Supplied material:
[Begin]
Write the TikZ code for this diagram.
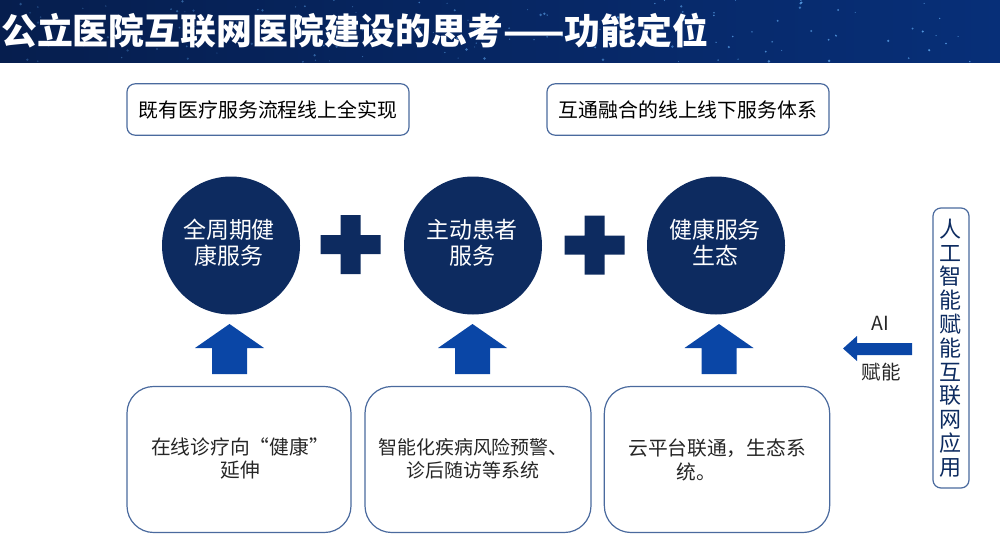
\documentclass[tikz,border=0pt]{standalone}
\usepackage{fontspec}
\setmainfont{Noto Sans CJK SC}
\definecolor{navy}{HTML}{0D2B60}
\definecolor{arrowblue}{HTML}{0A46A6}
\definecolor{edgeblue}{HTML}{4A6A9E}
\definecolor{bannerdark}{HTML}{061E4E}
\definecolor{bannermid}{HTML}{0A4CA6}
\definecolor{bannerend}{HTML}{072F78}
\definecolor{stardot}{HTML}{5FA8F0}
\tikzset{
  planbox/.style={draw=edgeblue, line width=0.9pt, fill=white, rounded corners=6pt, inner sep=0pt},
  stagebox/.style={planbox, rounded corners=20pt},
  goal/.style={circle, fill=navy, minimum size=103.5pt, inner sep=0pt},
  goaltext/.style={text=white, inner sep=0pt, font=\fontsize{17.2}{19.5}\selectfont, align=center},
  bodytext/.style={font=\fontsize{14.8}{17.2}\selectfont, text=black!85, align=center, inner sep=0pt}
}
\begin{document}
\begin{tikzpicture}[x=0.75pt, y=-0.75pt, >=stealth]
    \useasboundingbox (0, 0) rectangle (1000, 546);

    % banner
    \fill[left color=bannerdark, middle color=bannermid, right color=bannerend] (0, 0) rectangle (1000, 62);
    \pgfmathsetseed{41}
    \foreach \i in {1, ..., 150} {
      \pgfmathsetmacro{\px}{rnd*1000}
      \pgfmathsetmacro{\py}{rnd*62}
      \pgfmathsetmacro{\pr}{0.5+rnd*0.9}
      \pgfmathsetmacro{\po}{0.2+0.5*\px/1000+rnd*0.2}
      \fill[stardot, opacity=\po] (\px, \py) circle (\pr);
    }
    \node[anchor=west, inner sep=0pt, text=white, font=\fontsize{26.9}{30}\selectfont\bfseries] (title) at (1, 30.5) {公立医院互联网医院建设的思考——功能定位};

    % top labels
    \node[planbox, minimum width=211.5pt, minimum height=38.5pt, font=\fontsize{14.9}{17}\selectfont] (onlineflow) at (268, 109.5) {既有医疗服务流程线上全实现};
    \node[planbox, minimum width=211.5pt, minimum height=38.5pt, font=\fontsize{14.9}{17}\selectfont] (servicenet) at (688, 109.5) {互通融合的线上线下服务体系};

    % circles
    \node[goal] (fullcycle) at (231, 245.5) {};
    \node[goal] (activecare) at (473, 245.5) {};
    \node[goal] (ecosystem) at (716, 245.5) {};
    \node[goaltext] (fullcycletext) at (229, 242.5) {全周期健\\康服务};
    \node[goaltext] (activetext) at (472, 242.5) {主动患者\\服务};
    \node[goaltext] (ecotext) at (715, 242.5) {健康服务\\生态};

    % plus signs
    \foreach \x/\y in {350.5/244.5, 594.5/245} {
      \begin{scope}[shift={(\x, \y)}]
        \fill[navy] (-30, -9.5) -- (-10, -9.5) -- (-10, -29.5) -- (10, -29.5) -- (10, -9.5) -- (30, -9.5)
          -- (30, 9.5) -- (10, 9.5) -- (10, 29.5) -- (-10, 29.5) -- (-10, 9.5) -- (-30, 9.5) -- cycle;
      \end{scope}
    }

    % up arrows
    \foreach \x in {229.5, 472.5, 719} {
      \begin{scope}[shift={(\x, 0)}]
        \fill[arrowblue] (0, 324) -- (34.5, 348) -- (17.5, 348) -- (17.5, 374) -- (-17.5, 374) -- (-17.5, 348) -- (-34.5, 348) -- cycle;
      \end{scope}
    }

    % bottom boxes
    \node[stagebox, minimum width=168pt, minimum height=109.5pt] (onlinecare) at (239, 459.5) {};
    \node[stagebox, minimum width=169.5pt, minimum height=109.5pt] (smartcare) at (478, 459.5) {};
    \node[stagebox, minimum width=169pt, minimum height=109.5pt] (cloudcare) at (717, 459.5) {};
    \node[bodytext] (onlinetext) at (240, 458.5) {在线诊疗向“健康”\\延伸};
    \node[bodytext, font=\fontsize{14.2}{17.2}\selectfont] (smarttext) at (473, 458.5) {智能化疾病风险预警、\\诊后随访等系统};
    \node[bodytext, anchor=west] (cloudtext) at (628, 448) {云平台联通，生态系};
    \node[bodytext, anchor=west] (cloudrest) at (676, 472) {统。};

    % right side
    \node[planbox, minimum width=27pt, minimum height=210pt] (aibox) at (951, 348) {};
    \node[align=center, inner sep=0pt, text=navy, font=\fontsize{16.5}{17.85}\selectfont] (aitext) at (950, 348) {人\\工\\智\\能\\赋\\能\\互\\联\\网\\应\\用};
    \fill[arrowblue] (843, 348.5) -- (857, 336) -- (857, 343) -- (912, 343) -- (912, 355) -- (857, 355) -- (857, 361) -- cycle;
    \node[inner sep=0pt, text=black!85, font=\fontsize{14.6}{17}\selectfont] (ailabel) at (880, 323) {AI};
    \node[inner sep=0pt, text=black!85, font=\fontsize{14.6}{17}\selectfont] (enable) at (881, 372) {赋能};
\end{tikzpicture}
\end{document}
[End]
Set problem: Every line of the material is to be quoted exactly, with no pictures carried over.

Output for this exercise:
Write the TikZ code for this diagram.
\documentclass[tikz,border=0pt]{standalone}
\usepackage{fontspec}
\setmainfont{Noto Sans CJK SC}
\definecolor{navy}{HTML}{0D2B60}
\definecolor{arrowblue}{HTML}{0A46A6}
\definecolor{edgeblue}{HTML}{4A6A9E}
\definecolor{bannerdark}{HTML}{061E4E}
\definecolor{bannermid}{HTML}{0A4CA6}
\definecolor{bannerend}{HTML}{072F78}
\definecolor{stardot}{HTML}{5FA8F0}
\tikzset{
  planbox/.style={draw=edgeblue, line width=0.9pt, fill=white, rounded corners=6pt, inner sep=0pt},
  stagebox/.style={planbox, rounded corners=20pt},
  goal/.style={circle, fill=navy, minimum size=103.5pt, inner sep=0pt},
  goaltext/.style={text=white, inner sep=0pt, font=\fontsize{17.2}{19.5}\selectfont, align=center},
  bodytext/.style={font=\fontsize{14.8}{17.2}\selectfont, text=black!85, align=center, inner sep=0pt}
}
\begin{document}
\begin{tikzpicture}[x=0.75pt, y=-0.75pt, >=stealth]
    \useasboundingbox (0, 0) rectangle (1000, 546);

    % banner
    \fill[left color=bannerdark, middle color=bannermid, right color=bannerend] (0, 0) rectangle (1000, 62);
    \pgfmathsetseed{41}
    \foreach \i in {1, ..., 150} {
      \pgfmathsetmacro{\px}{rnd*1000}
      \pgfmathsetmacro{\py}{rnd*62}
      \pgfmathsetmacro{\pr}{0.5+rnd*0.9}
      \pgfmathsetmacro{\po}{0.2+0.5*\px/1000+rnd*0.2}
      \fill[stardot, opacity=\po] (\px, \py) circle (\pr);
    }
    \node[anchor=west, inner sep=0pt, text=white, font=\fontsize{26.9}{30}\selectfont\bfseries] (title) at (1, 30.5) {公立医院互联网医院建设的思考——功能定位};

    % top labels
    \node[planbox, minimum width=211.5pt, minimum height=38.5pt, font=\fontsize{14.9}{17}\selectfont] (onlineflow) at (268, 109.5) {既有医疗服务流程线上全实现};
    \node[planbox, minimum width=211.5pt, minimum height=38.5pt, font=\fontsize{14.9}{17}\selectfont] (servicenet) at (688, 109.5) {互通融合的线上线下服务体系};

    % circles
    \node[goal] (fullcycle) at (231, 245.5) {};
    \node[goal] (activecare) at (473, 245.5) {};
    \node[goal] (ecosystem) at (716, 245.5) {};
    \node[goaltext] (fullcycletext) at (229, 242.5) {全周期健\\康服务};
    \node[goaltext] (activetext) at (472, 242.5) {主动患者\\服务};
    \node[goaltext] (ecotext) at (715, 242.5) {健康服务\\生态};

    % plus signs
    \foreach \x/\y in {350.5/244.5, 594.5/245} {
      \begin{scope}[shift={(\x, \y)}]
        \fill[navy] (-30, -9.5) -- (-10, -9.5) -- (-10, -29.5) -- (10, -29.5) -- (10, -9.5) -- (30, -9.5)
          -- (30, 9.5) -- (10, 9.5) -- (10, 29.5) -- (-10, 29.5) -- (-10, 9.5) -- (-30, 9.5) -- cycle;
      \end{scope}
    }

    % up arrows
    \foreach \x in {229.5, 472.5, 719} {
      \begin{scope}[shift={(\x, 0)}]
        \fill[arrowblue] (0, 324) -- (34.5, 348) -- (17.5, 348) -- (17.5, 374) -- (-17.5, 374) -- (-17.5, 348) -- (-34.5, 348) -- cycle;
      \end{scope}
    }

    % bottom boxes
    \node[stagebox, minimum width=168pt, minimum height=109.5pt] (onlinecare) at (239, 459.5) {};
    \node[stagebox, minimum width=169.5pt, minimum height=109.5pt] (smartcare) at (478, 459.5) {};
    \node[stagebox, minimum width=169pt, minimum height=109.5pt] (cloudcare) at (717, 459.5) {};
    \node[bodytext] (onlinetext) at (240, 458.5) {在线诊疗向“健康”\\延伸};
    \node[bodytext, font=\fontsize{14.2}{17.2}\selectfont] (smarttext) at (473, 458.5) {智能化疾病风险预警、\\诊后随访等系统};
    \node[bodytext, anchor=west] (cloudtext) at (628, 448) {云平台联通，生态系};
    \node[bodytext, anchor=west] (cloudrest) at (676, 472) {统。};

    % right side
    \node[planbox, minimum width=27pt, minimum height=210pt] (aibox) at (951, 348) {};
    \node[align=center, inner sep=0pt, text=navy, font=\fontsize{16.5}{17.85}\selectfont] (aitext) at (950, 348) {人\\工\\智\\能\\赋\\能\\互\\联\\网\\应\\用};
    \fill[arrowblue] (843, 348.5) -- (857, 336) -- (857, 343) -- (912, 343) -- (912, 355) -- (857, 355) -- (857, 361) -- cycle;
    \node[inner sep=0pt, text=black!85, font=\fontsize{14.6}{17}\selectfont] (ailabel) at (880, 323) {AI};
    \node[inner sep=0pt, text=black!85, font=\fontsize{14.6}{17}\selectfont] (enable) at (881, 372) {赋能};
\end{tikzpicture}
\end{document}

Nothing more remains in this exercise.